Die Grüne Bürgermeisterin Martina Wild frisst Eva Weber aus der Hand, die beiden Grünen Referenten Reiner Erben und Jürgen Enninger sind ohnehin unterwürfige Diener der Verwaltung und falls es innerhalb der Grünen Fraktion überhaupt noch ein Gefühl für Angriffe auf Grüne Identität geben sollte, werden sich die Fraktionsvorsitzenden Peter Rauscher und Verena von Mutius-Bartholy mit allerlei Verrenkungen auf das Parkett der Hochdiplomatie begeben. Das wäre zu bedauern, denn eigentlich müsste es laut scheppern.
Eva Webers Kritikkanonade in Richtung Klimacamp ist nicht nur im Sinne des OB-Amtes verfehlt, sondern zeugt von politischer Naivität. Dass OB Weber Klimaaktivist*innen konkrete Ratschläge erteilt und sie zugleich auffordert, sich an Verwaltungsprozessen zu beteiligen, ist vergleichsweise nicht weit davon entfernt, einer Heavy-metal-Band den Ratschlag zu geben, ein paar Songs von Helene Fischer ins Repertoire aufzunehmen. “Wir bleiben, bis ihr macht, was wir wollen. So funktioniert unsere Demokratie nicht”, so Eva Weber Richtung Klimacamp.
Doch unsere demokratische Kultur funktioniert genau so! Ehemalige Aktivisten der 68er Generation, die stets mit einem Bein im Gefängnis standen, wurden Minister, Vizekanzler oder Europa-Parlamentarier – oder in der Mehrheit engagierte Staatsbürger in Lehrberufen oder anderswo. Ohne den vehementen Widerstand von einer breiten Protestbewegung gegen die Atomenergie gäbe es die Grünen womöglich heute noch nicht. Die Grünen waren einst nichts anderes als eine politische Heimat für Aktivist*innen außerhalb des politischen Establishments. Die Grünen haben in den vergangenen 40 Jahren die Bundesrepublik Deutschland sehr stark zum Positiven hin verändert. Auch oder gerade in der Zeit, als sie noch kaum am Mitregieren waren.

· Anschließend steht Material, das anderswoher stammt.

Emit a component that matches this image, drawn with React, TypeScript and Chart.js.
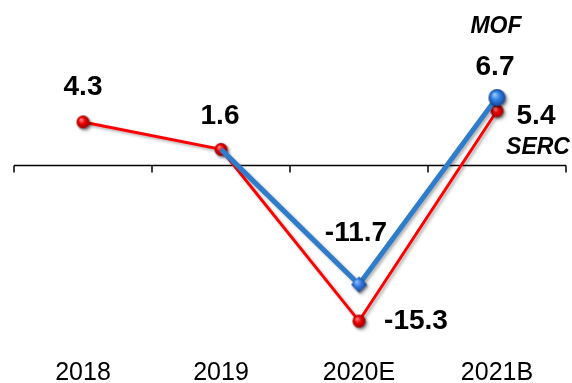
import React, { useEffect, useRef } from "react";
import { Chart, registerables } from "chart.js";

Chart.register(...registerables);

const categories = ["2018", "2019", "2020E", "2021B"];
const serc = [4.3, 1.6, -15.3, 5.4];
const mof = [null, 1.6, -11.7, 6.7];
const sercLabels = ["4.3", "1.6", "-15.3", "5.4"];
const mofLabels = ["", "", "-11.7", "6.7"];

function sphere(r: number, light: string, mid: string, dark: string, diamond = false): HTMLCanvasElement {
  const pad = 3;
  const size = Math.ceil(r * 2 + pad * 2);
  const c = document.createElement("canvas");
  c.width = size;
  c.height = size;
  const ctx = c.getContext("2d")!;
  const cx = size / 2;
  const cy = size / 2;
  ctx.shadowColor = "rgba(0,0,0,0.35)";
  ctx.shadowBlur = 2;
  ctx.shadowOffsetX = 1;
  ctx.shadowOffsetY = 1.5;
  const g = ctx.createRadialGradient(cx - r * 0.3, cy - r * 0.35, r * 0.1, cx, cy, r);
  g.addColorStop(0, light);
  g.addColorStop(0.45, mid);
  g.addColorStop(1, dark);
  ctx.fillStyle = g;
  ctx.beginPath();
  if (diamond) {
    ctx.moveTo(cx, cy - r);
    ctx.lineTo(cx + r, cy);
    ctx.lineTo(cx, cy + r);
    ctx.lineTo(cx - r, cy);
    ctx.closePath();
  } else {
    ctx.arc(cx, cy, r, 0, Math.PI * 2);
  }
  ctx.fill();
  return c;
}

const FONT = "'Liberation Sans', Arial, sans-serif";

export default function App() {
  const ref = useRef<HTMLCanvasElement>(null);
  useEffect(() => {
    const redBall = sphere(6.5, "#ff8080", "#ee0000", "#9a0000");
    const blueBall = sphere(8.5, "#8fc4ff", "#2f7fe0", "#1646a0");
    const blueDiamond = sphere(8, "#7fb6ff", "#2f74d8", "#1646a0", true);
    const none = document.createElement("canvas");
    none.width = 1;
    none.height = 1;

    const shadowPlugin = {
      id: "shadow",
      beforeDatasetDraw(chart: any) {
        const ctx = chart.ctx;
        ctx.save();
        ctx.shadowColor = "rgba(0,0,0,0.3)";
        ctx.shadowBlur = 3;
        ctx.shadowOffsetX = 2;
        ctx.shadowOffsetY = 2;
      },
      afterDatasetDraw(chart: any) {
        chart.ctx.restore();
      },
    };

    const axisPlugin = {
      id: "zeroAxis",
      beforeDatasetsDraw(chart: any) {
        const { ctx, chartArea, scales } = chart;
        const y0 = scales.y.getPixelForValue(0);
        ctx.save();
        ctx.strokeStyle = "#000";
        ctx.lineWidth = 1.5;
        ctx.beginPath();
        ctx.moveTo(chartArea.left, y0);
        ctx.lineTo(chartArea.right, y0);
        const n = categories.length;
        const w = (chartArea.right - chartArea.left) / n;
        for (let i = 0; i <= n; i++) {
          const x = chartArea.left + i * w;
          ctx.moveTo(x, y0);
          ctx.lineTo(x, y0 + 7);
        }
        ctx.stroke();
        ctx.restore();
      },
    };

    const labelPlugin = {
      id: "valueLabels",
      afterDatasetsDraw(chart: any) {
        const { ctx, scales } = chart;
        const xs = scales.x;
        const ys = scales.y;
        ctx.save();
        ctx.fillStyle = "#000";
        ctx.textAlign = "center";
        ctx.textBaseline = "middle";
        ctx.font = "bold 28px " + FONT;
        const sercOff = [
          [0, -35],
          [-1, -33],
          [57, 0],
          [39, 6],
        ];
        const mofOff = [
          [0, 0],
          [0, 0],
          [-3, -51],
          [-2, -30],
        ];
        sercLabels.forEach((t, i) => {
          if (!t) return;
          const x = xs.getPixelForValue(i) + sercOff[i][0];
          const y = ys.getPixelForValue(serc[i]) + sercOff[i][1];
          ctx.fillText(t, x, y);
        });
        mofLabels.forEach((t, i) => {
          if (!t) return;
          const v = mof[i] as number;
          const x = xs.getPixelForValue(i) + mofOff[i][0];
          const y = ys.getPixelForValue(v) + mofOff[i][1];
          ctx.fillText(t, x, y);
        });
        ctx.font = "italic bold 23px " + FONT;
        const last = categories.length - 1;
        ctx.fillText("MOF", xs.getPixelForValue(last) - 1, ys.getPixelForValue(mof[last] as number) - 71);
        ctx.fillText("SERC", xs.getPixelForValue(last) + 41, ys.getPixelForValue(serc[last]) + 37);
        ctx.restore();
      },
    };

    const chart = new Chart(ref.current!, {
      type: "line",
      data: {
        labels: categories,
        datasets: [
          {
            label: "MOF",
            data: mof,
            borderColor: "#2f7ccb",
            borderWidth: 5,
            pointStyle: [none, none, blueDiamond, blueBall] as any,
            pointRadius: 8,
            spanGaps: false,
            order: 0,
          },
          {
            label: "SERC",
            data: serc,
            borderColor: "#ff0000",
            borderWidth: 3,
            pointStyle: redBall as any,
            pointRadius: 6,
            order: 1,
          },
        ],
      },
      options: {
        animation: false,
        responsive: false,
        layout: { autoPadding: false, padding: { left: 14, right: 6, top: 64, bottom: -14.5 } },
        plugins: {
          legend: { display: false },
          tooltip: { enabled: false },
        },
        scales: {
          x: {
            offset: true,
            grid: { display: false, drawTicks: false },
            border: { display: false },
            afterFit(scale: any) {
              scale.paddingLeft = 0;
              scale.paddingRight = 0;
            },
            ticks: {
              color: "#000",
              padding: 9.5,
              maxRotation: 0,
              font: { family: FONT, size: 25, lineHeight: 1.2 },
            },
          },
          y: {
            display: false,
            min: -18,
            max: 10,
          },
        },
      },
      plugins: [shadowPlugin, axisPlugin, labelPlugin],
    });
    return () => chart.destroy();
  }, []);

  return (
    <div style={{ position: "fixed", left: 0, top: 0, width: 572, height: 383, background: "#fff" }}>
      <canvas ref={ref} width={572} height={383} style={{ width: 572, height: 383, display: "block" }} />
    </div>
  );
}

Es waren aber nicht nur die zivilen Ungehorsamen, die sich dem System anpassten, auch das System veränderte sich durch nachhaltige Kritik und Engagement außerhalb der Parteienlandschaft. FFF, Klimacamp und Co. machen genau das. Sie haben die Verve und die Ausdauer sich mit dem politischen Establishment anzulegen. Nicht auf oberflächliche Weise, sondern mit durchschlagenden Argumenten zu einem multithematischen Sachverhalt.

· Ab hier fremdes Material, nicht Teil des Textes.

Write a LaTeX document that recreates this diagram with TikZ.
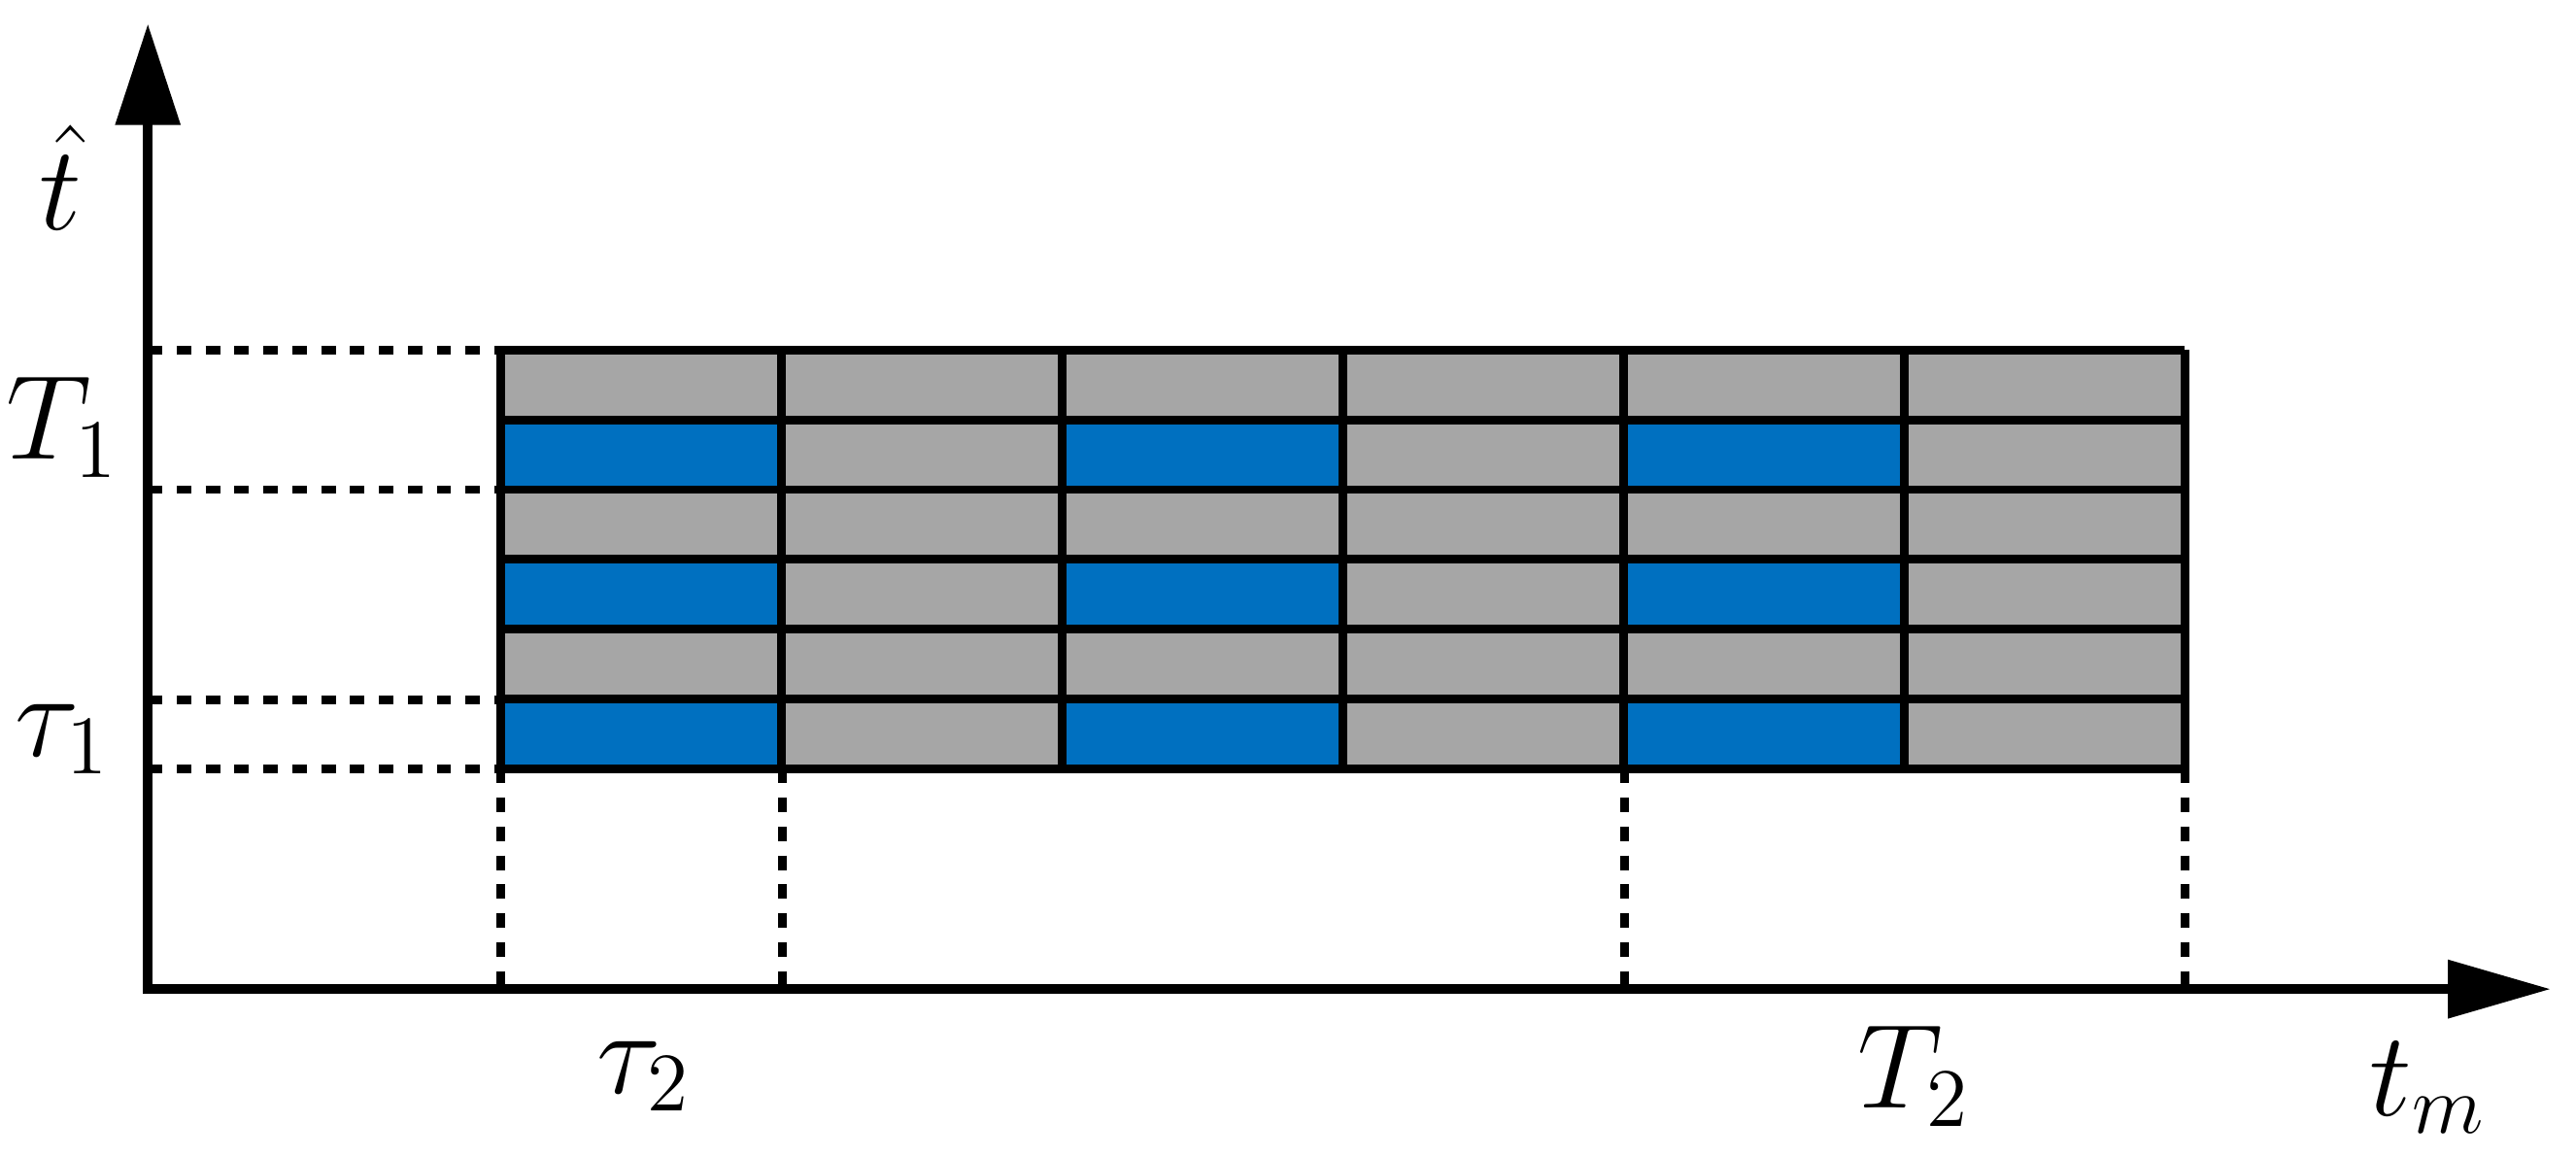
\documentclass[tikz,border=0pt]{standalone}
\begin{document}
\begin{tikzpicture}[x=0.01cm,y=-0.01cm,line width=1.5pt,
  dotline/.style={line width=1.5pt,dash pattern=on 2.5pt off 2.5pt},
  lab/.style={font=\fontsize{20}{24}\selectfont}]
\useasboundingbox (0,0) rectangle (1568,704);
\definecolor{cgray}{HTML}{A6A6A6}\definecolor{cblue}{HTML}{0070C0}
% cells
\foreach \c in {0,...,5}{\foreach \r in {0,...,5}{
  \pgfmathsetmacro{\xa}{305+\c*170.83}\pgfmathsetmacro{\ya}{213+\r*42.5}
  \pgfmathparse{(mod(\c,2)==0 && mod(\r,2)==1)?1:0}
  \ifnum\pgfmathresult=1 \def\fc{cblue}\else\def\fc{cgray}\fi
  \fill[\fc] (\xa,\ya) rectangle ++(170.83,42.5);}}
\foreach \c in {0,...,6}{\draw (305+\c*170.83,213) -- (305+\c*170.83,468);}
\foreach \r in {0,...,6}{\draw (305,213+\r*42.5) -- (1330,213+\r*42.5);}
% dotted
\foreach \y in {213,298,426,468}{\draw[dotline] (90,\y) -- (305,\y);}
\foreach \x in {305,476,989,1330}{\draw[dotline] (\x,468) -- (\x,602);}
% axes
\coordinate (o) at (90,602);
\coordinate (ytip) at (90,15);
\coordinate (xtip) at (1552,602);
\draw[line width=1.7pt] (90,75) -- (o) -- (1490,602);
\fill (ytip) -- (70,76) -- (110,76) -- cycle;
\fill (xtip) -- (1490,584) -- (1490,620) -- cycle;
% labels
\node[lab] (ht) at (37,108) {$\hat t$};
\node[lab] (T1) at (38,260) {$T_1$};
\node[lab] (t1) at (38,450) {$\tau_1$};
\node[lab] (t2) at (392,655) {$\tau_2$};
\node[lab] (T2) at (1165,655) {$T_2$};
\node[lab] (tm) at (1478,662) {$t_m$};
\end{tikzpicture}
\end{document}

Die Aktivist*innen des Klimacamps klären auf, zitieren Ziele der internationalen Klimaschutzabkommen und berufen sich auf ein von der Stadt beauftragtes Gutachten zum Kommunalen Klimaschutz. Aufgrund der städtischen Versäumnisse in der Vergangenheit unternimmt die Schwarz-Grüne Koalition immer noch zu wenig in Sachen Klimaschutz, wozu auch ein günstiger und schneller ÖPNV gehört. Dass das der Stadt Augsburg zugewiesene CO2-Restbudget viel zu schnell verbraucht wird, ist ein gesicherter Tatbestand. Was das genau bedeutet und warum das so ist, lässt sich im Augsburger Klimacamp erfahren.

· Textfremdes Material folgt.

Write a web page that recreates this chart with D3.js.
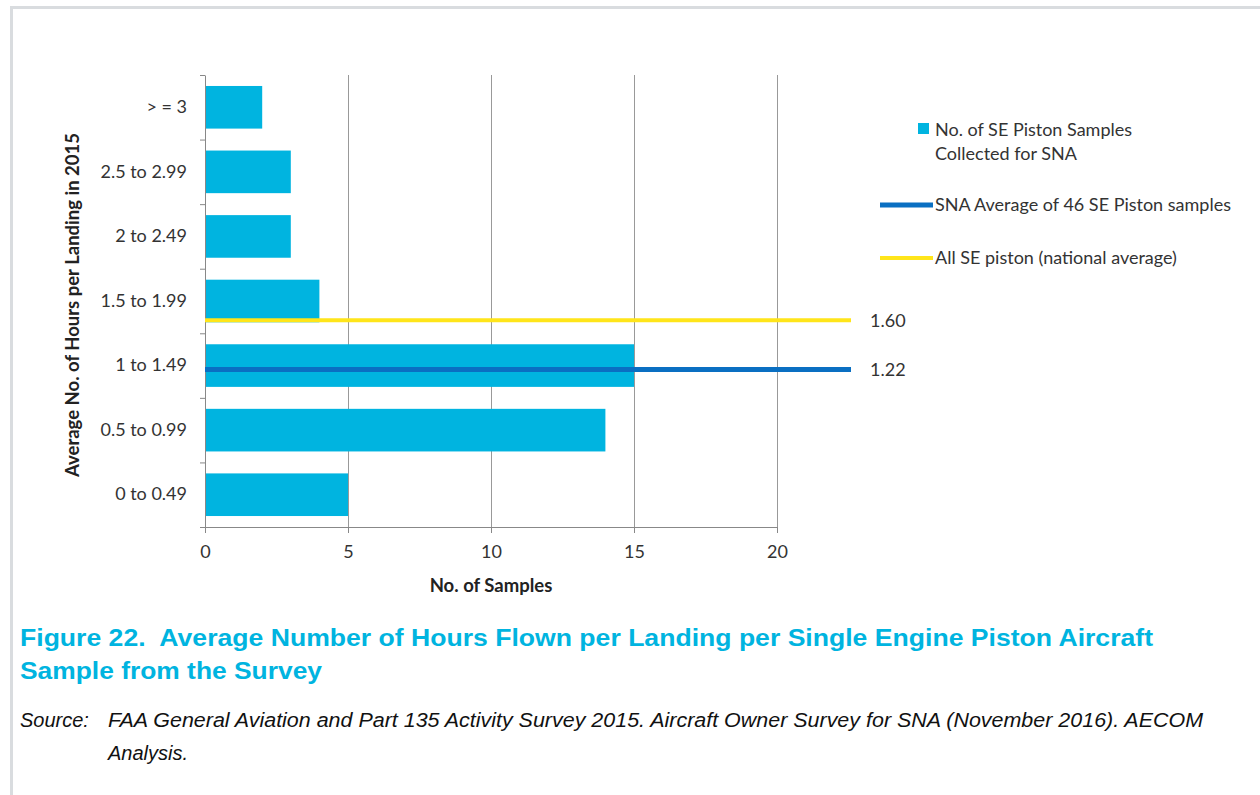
<!DOCTYPE html>
<html>
<head>
<meta charset="utf-8">
<script src="https://cdn.jsdelivr.net/npm/d3@7"></script>
<style>
  body { margin: 0; background: #fff; }
  svg { display: block; }
  .tick text { font-family: Lato, "Open Sans", sans-serif; font-size: 18px; fill: #333; }
</style>
</head>
<body>
<div id="canvas"></div>
<script>
// categories top to bottom
const categories = ["> = 3", "2.5 to 2.99", "2 to 2.49", "1.5 to 1.99", "1 to 1.49", "0.5 to 0.99", "0 to 0.49"];
const samples = [2, 3, 3, 4, 15, 14, 5];
const xTicks = [0, 5, 10, 15, 20];
const averageNames = ["SNA Average of 46 SE Piston samples", "All SE piston (national average)"];
const averageValues = [1.22, 1.60];
const averageColors = ["#0a6fc2", "#ffe51a"];
const barColor = "#00b4e0";

const width = 1260;
const height = 795;
const margin = { top: 75, left: 205, bottom: 268, right: 483 };
const iwidth = width - margin.left - margin.right;
const iheight = height - margin.top - margin.bottom;

const svg = d3.select("#canvas").append("svg")
    .attr("width", width)
    .attr("height", height);

// page frame
svg.append("rect")
    .attr("x", 11.5).attr("y", 7.5)
    .attr("width", 1300).attr("height", 900)
    .attr("fill", "none")
    .attr("stroke", "#d9dcdf")
    .attr("stroke-width", 3);

const g = svg.append("g").attr("transform", `translate(${margin.left},${margin.top})`);

const x = d3.scaleLinear().domain([0, 20]).range([0, iwidth]);
const y = d3.scaleBand().domain(categories).range([0, iheight]).paddingInner(0.34).paddingOuter(0.17);
// continuous scale behind the categories (0 .. 3.5 hours)
const yVal = d3.scaleLinear().domain([0, 3.5]).range([iheight, 0]);

// grid
g.append("g")
    .attr("class", "grid")
    .call(d3.axisBottom(x).tickValues(xTicks.slice(1)).tickSize(iheight).tickFormat(""))
    .call(a => a.select(".domain").remove())
    .selectAll("line").attr("stroke", "#999").attr("stroke-width", 1);

// bars
g.selectAll("rect.bar")
    .data(categories)
    .enter().append("rect")
    .attr("class", "bar")
    .attr("x", x(0))
    .attr("y", d => y(d))
    .attr("width", (d, i) => x(samples[i]) - x(0))
    .attr("height", y.bandwidth())
    .style("fill", barColor);

// x axis
g.append("g")
    .attr("transform", `translate(0,${iheight})`)
    .call(d3.axisBottom(x).tickValues(xTicks).tickSize(6).tickPadding(12).tickSizeOuter(0))
    .call(a => a.selectAll("line, .domain").attr("stroke", "#888"));

// y axis: boundary ticks + category labels
g.append("g")
    .call(d3.axisLeft(yVal).tickValues(d3.range(0, 3.51, 0.5)).tickSize(5).tickFormat("").tickSizeOuter(0))
    .call(a => a.selectAll("line, .domain").attr("stroke", "#888"));

g.append("g")
    .call(d3.axisLeft(y).tickSize(0).tickPadding(18))
    .call(a => a.select(".domain").remove());

// average lines
const lineEnd = iwidth + 74;
averageValues.forEach((v, i) => {
    g.append("line")
        .attr("x1", x(0)).attr("x2", lineEnd)
        .attr("y1", yVal(v)).attr("y2", yVal(v))
        .attr("stroke", averageColors[i])
        .attr("stroke-width", i === 0 ? 5 : 4);
    g.append("text")
        .attr("x", lineEnd + 19)
        .attr("y", yVal(v))
        .attr("dy", "0.35em")
        .style("font-family", "Lato, sans-serif")
        .style("font-size", "18px")
        .style("fill", "#333")
        .text(v.toFixed(2));
});

// axis titles
g.append("text")
    .attr("x", x(0) + (x(20) - x(0)) / 2)
    .attr("y", iheight + 65)
    .attr("text-anchor", "middle")
    .style("font-family", "Lato, sans-serif")
    .style("font-size", "18.5px")
    .style("font-weight", "bold")
    .style("fill", "#222")
    .text("No. of Samples");

svg.append("text")
    .attr("transform", `translate(79,${margin.top + iheight / 2 + 4}) rotate(-90)`)
    .attr("text-anchor", "middle")
    .style("font-family", "Lato, sans-serif")
    .style("font-size", "18.5px")
    .style("font-weight", "bold")
    .style("fill", "#222")
    .text("Average No. of Hours per Landing in 2015");

// legend
const legend = svg.append("g").attr("transform", "translate(935,0)");
legend.append("rect")
    .attr("x", -17).attr("y", 123).attr("width", 11).attr("height", 11)
    .style("fill", barColor);
legend.append("text")
    .attr("x", 0).attr("y", 136)
    .style("font-family", "Lato, sans-serif").style("font-size", "18px").style("fill", "#333")
    .call(t => {
        t.append("tspan").attr("x", 0).text("No. of SE Piston Samples");
        t.append("tspan").attr("x", 0).attr("dy", 24).text("Collected for SNA");
    });
[205, 258].forEach((ly, i) => {
    legend.append("line")
        .attr("x1", -55).attr("x2", -2)
        .attr("y1", ly).attr("y2", ly)
        .attr("stroke", averageColors[i])
        .attr("stroke-width", i === 0 ? 5 : 4);
    legend.append("text")
        .attr("x", 0).attr("y", ly)
        .attr("dy", "0.35em")
        .style("font-family", "Lato, sans-serif").style("font-size", "18px").style("fill", "#333")
        .text(averageNames[i]);
});

// caption
const cap = svg.append("g");
cap.append("text")
    .attr("x", 20).attr("y", 646)
    .attr("textLength", 1133).attr("lengthAdjust", "spacingAndGlyphs")
    .style("white-space", "pre")
    .style("font-family", "'Liberation Sans', Arial, sans-serif")
    .style("font-size", "24.5px").style("font-weight", "bold").style("fill", "#00b4e0")
    .text("Figure 22.  Average Number of Hours Flown per Landing per Single Engine Piston Aircraft");
cap.append("text")
    .attr("x", 20).attr("y", 679)
    .attr("textLength", 302).attr("lengthAdjust", "spacingAndGlyphs")
    .style("font-family", "'Liberation Sans', Arial, sans-serif")
    .style("font-size", "24.5px").style("font-weight", "bold").style("fill", "#00b4e0")
    .text("Sample from the Survey");

const srcStyle = t => t
    .style("font-family", "'Liberation Sans', Arial, sans-serif")
    .style("font-size", "20px").style("font-style", "italic").style("fill", "#111");
cap.append("text").attr("x", 20).attr("y", 727).call(srcStyle).text("Source:");
cap.append("text").attr("x", 108).attr("y", 727)
    .attr("textLength", 1095).attr("lengthAdjust", "spacingAndGlyphs")
    .call(srcStyle)
    .text("FAA General Aviation and Part 135 Activity Survey 2015. Aircraft Owner Survey for SNA (November 2016). AECOM");
cap.append("text").attr("x", 108).attr("y", 760).call(srcStyle).text("Analysis.");
</script>
</body>
</html>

Die Corona-Pandemie und Russlands Krieg gegen die Ukraine sind die aktuell vorherrschenden Themen. In der aktuell schweren Krisenzeit wirken Klimaschützer wie pedantische Erbsenzähler in Bezug auf eine Zukunft, die nicht bedrohlicher wirkt als die Gefahren der Gegenwart. Doch das ändert nichts daran, dass der Klimaschutz weiterhin zur wichtigsten Aufgabe der Politik gehört. Der Angriff der Gegenwart auf die übrige Zeit ist bedrohlich, könnte aber noch verhindert werden. Augsburgs Klimaaktivisten sorgen sich nicht um Wählerstimmen und Machtverlust, sondern um unsere Zukunft. Sie dergestalt abzubürsten wie Eva Weber das tat, stärkt sie und belastet das Koalitionsverhältnis. Mon dieu Eva, möchte man ihr zurufen: si tacuisses, philosophus mansisses.